Each of these were marked $25, and looked like they spent eternity in a damp basement.
I did bring home an equally rusty #4 1/2 Stanley plane, however. It will go into the 'corral' until I get some unfettered liesure time to spend on some restoration work. 
Any opinions on the other two orphans above? Thx in advance!!


----------



## JoeLyddon (Apr 22, 2007)

I can't help you…

That one really Cries Out… "Restore Me"...

... please…


----------



## 33706 (Mar 5, 2008)

Thanks, Joe! 
I hope I'm not somehow putting you personally on the spot, when I post queries like this! HAGD!!


----------



## donwilwol (May 16, 2011)

I've never heard of DRP& Co. so I hope you find an answer. I don't have a lot of Union info either, but if it is a #2 size, you probably should go back and get it for $25.

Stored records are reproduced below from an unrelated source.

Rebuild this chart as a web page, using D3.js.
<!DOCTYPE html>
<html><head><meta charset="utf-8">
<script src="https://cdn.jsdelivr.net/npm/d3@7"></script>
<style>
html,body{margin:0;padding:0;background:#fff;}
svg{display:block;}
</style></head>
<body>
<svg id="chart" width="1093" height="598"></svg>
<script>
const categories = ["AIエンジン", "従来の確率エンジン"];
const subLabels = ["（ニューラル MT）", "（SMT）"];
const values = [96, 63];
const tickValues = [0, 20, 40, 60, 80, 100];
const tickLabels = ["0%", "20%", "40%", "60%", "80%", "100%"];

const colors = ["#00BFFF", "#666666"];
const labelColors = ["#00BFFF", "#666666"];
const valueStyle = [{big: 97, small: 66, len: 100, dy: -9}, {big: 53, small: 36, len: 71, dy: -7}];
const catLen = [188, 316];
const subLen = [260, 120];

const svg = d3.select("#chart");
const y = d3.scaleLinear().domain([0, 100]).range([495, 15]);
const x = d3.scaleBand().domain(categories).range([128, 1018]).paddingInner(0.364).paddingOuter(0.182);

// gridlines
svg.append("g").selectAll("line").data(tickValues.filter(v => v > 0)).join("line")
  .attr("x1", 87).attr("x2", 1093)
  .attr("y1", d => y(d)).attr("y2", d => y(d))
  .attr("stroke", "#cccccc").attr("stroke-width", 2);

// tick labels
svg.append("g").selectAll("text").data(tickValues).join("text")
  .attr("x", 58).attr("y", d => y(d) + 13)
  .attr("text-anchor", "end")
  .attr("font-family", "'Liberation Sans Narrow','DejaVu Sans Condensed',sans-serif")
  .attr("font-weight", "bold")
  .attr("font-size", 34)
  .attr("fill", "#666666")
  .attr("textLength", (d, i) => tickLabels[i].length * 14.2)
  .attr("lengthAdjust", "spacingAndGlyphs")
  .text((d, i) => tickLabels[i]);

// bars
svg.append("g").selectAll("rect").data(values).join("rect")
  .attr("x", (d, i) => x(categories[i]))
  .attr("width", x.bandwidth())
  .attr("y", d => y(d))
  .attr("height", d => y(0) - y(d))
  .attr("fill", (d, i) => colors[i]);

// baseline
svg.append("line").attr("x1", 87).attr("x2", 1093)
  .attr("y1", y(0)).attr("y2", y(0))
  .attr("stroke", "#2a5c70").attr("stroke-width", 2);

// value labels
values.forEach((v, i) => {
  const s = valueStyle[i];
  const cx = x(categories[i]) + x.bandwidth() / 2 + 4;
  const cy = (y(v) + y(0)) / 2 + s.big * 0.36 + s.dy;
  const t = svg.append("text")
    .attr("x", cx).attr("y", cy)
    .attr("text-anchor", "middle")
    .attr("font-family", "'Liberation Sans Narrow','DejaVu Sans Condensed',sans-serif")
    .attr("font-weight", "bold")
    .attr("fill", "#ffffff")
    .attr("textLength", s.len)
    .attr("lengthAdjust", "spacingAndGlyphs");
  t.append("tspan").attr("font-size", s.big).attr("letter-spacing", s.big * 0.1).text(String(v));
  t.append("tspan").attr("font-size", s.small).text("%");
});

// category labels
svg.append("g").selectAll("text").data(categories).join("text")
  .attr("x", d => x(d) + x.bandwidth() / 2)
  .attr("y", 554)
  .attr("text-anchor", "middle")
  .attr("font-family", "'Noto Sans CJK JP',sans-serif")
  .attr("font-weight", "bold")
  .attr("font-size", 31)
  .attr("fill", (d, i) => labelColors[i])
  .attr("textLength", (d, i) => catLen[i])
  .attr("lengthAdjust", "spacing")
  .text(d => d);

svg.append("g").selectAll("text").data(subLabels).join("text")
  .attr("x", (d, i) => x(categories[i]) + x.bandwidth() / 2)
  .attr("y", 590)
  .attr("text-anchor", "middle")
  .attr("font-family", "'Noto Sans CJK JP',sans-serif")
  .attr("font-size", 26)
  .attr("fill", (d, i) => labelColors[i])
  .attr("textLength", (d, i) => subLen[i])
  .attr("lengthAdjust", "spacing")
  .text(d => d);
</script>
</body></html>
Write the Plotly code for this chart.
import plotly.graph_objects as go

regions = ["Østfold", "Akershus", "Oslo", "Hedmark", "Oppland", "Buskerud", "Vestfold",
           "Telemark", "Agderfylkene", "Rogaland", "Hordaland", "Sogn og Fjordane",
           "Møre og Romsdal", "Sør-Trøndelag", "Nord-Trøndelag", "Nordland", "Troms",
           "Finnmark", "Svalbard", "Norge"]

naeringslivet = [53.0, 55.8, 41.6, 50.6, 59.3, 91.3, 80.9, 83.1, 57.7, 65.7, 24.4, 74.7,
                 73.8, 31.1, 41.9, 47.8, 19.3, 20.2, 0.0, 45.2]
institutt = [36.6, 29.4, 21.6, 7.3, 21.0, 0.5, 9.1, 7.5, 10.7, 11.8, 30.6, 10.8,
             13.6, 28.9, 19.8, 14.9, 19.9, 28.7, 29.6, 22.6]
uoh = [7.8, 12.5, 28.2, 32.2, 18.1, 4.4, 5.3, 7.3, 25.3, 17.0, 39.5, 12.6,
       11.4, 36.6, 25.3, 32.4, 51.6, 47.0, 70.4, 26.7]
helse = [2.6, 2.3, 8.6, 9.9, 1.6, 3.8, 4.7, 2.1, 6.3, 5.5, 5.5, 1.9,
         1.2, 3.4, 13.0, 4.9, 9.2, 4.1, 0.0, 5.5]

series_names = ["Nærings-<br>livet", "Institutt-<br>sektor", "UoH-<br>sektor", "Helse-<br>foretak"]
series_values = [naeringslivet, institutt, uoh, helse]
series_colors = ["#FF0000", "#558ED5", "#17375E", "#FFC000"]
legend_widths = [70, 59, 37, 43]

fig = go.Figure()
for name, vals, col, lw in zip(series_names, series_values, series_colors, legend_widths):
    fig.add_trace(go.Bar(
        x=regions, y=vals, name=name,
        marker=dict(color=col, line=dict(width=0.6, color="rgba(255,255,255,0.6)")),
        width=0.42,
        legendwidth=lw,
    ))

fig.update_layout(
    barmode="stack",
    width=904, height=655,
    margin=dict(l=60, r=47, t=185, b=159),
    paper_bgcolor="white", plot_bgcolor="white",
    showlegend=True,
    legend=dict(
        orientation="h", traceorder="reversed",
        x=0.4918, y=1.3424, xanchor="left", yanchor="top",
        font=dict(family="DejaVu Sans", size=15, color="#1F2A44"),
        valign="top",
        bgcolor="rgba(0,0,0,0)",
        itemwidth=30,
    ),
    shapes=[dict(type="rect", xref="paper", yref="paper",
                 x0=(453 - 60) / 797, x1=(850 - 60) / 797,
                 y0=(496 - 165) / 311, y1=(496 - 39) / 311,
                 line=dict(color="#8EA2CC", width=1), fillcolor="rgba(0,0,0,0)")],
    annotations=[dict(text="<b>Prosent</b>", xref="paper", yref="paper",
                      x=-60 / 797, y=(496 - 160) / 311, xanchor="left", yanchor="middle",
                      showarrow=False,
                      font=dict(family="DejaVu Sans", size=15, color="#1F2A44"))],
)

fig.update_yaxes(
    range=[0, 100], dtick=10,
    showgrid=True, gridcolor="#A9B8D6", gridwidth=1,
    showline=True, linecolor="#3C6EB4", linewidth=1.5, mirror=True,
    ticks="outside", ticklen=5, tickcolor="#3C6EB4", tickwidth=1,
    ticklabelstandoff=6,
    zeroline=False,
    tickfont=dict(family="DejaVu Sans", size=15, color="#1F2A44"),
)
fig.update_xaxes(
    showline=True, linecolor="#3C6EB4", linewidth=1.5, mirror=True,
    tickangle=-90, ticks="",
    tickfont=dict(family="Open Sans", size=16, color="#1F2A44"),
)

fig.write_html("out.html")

The #4 1/2 does need some love.


----------



## 33706 (Mar 5, 2008)

Thanks, Don!
The 4 1/2 has two patent dates, I haven't researched it yet but I believe it's early. The tote sits up high on a pedestal. I've got it apart now, there's some chips and cracks in the sole, it could be a user but not minty restoration material. 
I'll have to see if there are any Union #2s on eBay, and what they measure out to. It's really narrow, I've got to remember to keep a tape measure, and the cell phone camera with me when we go plundering.


----------



## ShaneA (Apr 15, 2011)

If planes could tell stories. That poor plane looks like it spent more than a couple decades unloved. Interesting to see you bring it back for a second chance.


----------



## bandit571 (Jan 20, 2011)

Might a #2. My Union #3 is 9-1/8" long. Just a hair over 2" wide.


----------



## bandit571 (Jan 20, 2011)

Of course, i also know someone whom doesn't mind bringing them back from the dead, either.


----------



## JoeLyddon (Apr 22, 2007)

*Poopie...
*
No problem here…

*HAGD* ???

Interesting…


----------



## 33706 (Mar 5, 2008)

Thanks, everyone, for the great replies!
*Don:* Yeah, that Union will never move from its spot until somebody around here, who's not daunted by a total rusty rehab, comes by and takes it home. Maybe me, maybe somebody else. I did notice a chip out of the rear sole overhang, where it supports the tote but raised a bit above the sole. It was in a consignment area of the antique shop, where the possibility of making a counter-offer is tedious. * Shane*: The 4 1/2 will be the receiver of 'hand-me-downs from when I re-hab my two Stanleys which are sound but need the full treatment. *Has anyone converted a 4 1/2 to a scrub?*
*Bandit:* I'm surprised that this Union does not have a numerical designation. I was worried that somebody slapped a Union lever cap on a generic plane, but what about that weird length??? 8 1/2 inches across the sole, you're right, it's gotta be something, and if I don't use my own knowledge (or intuition) for spotting a rarity I might as well hang it up!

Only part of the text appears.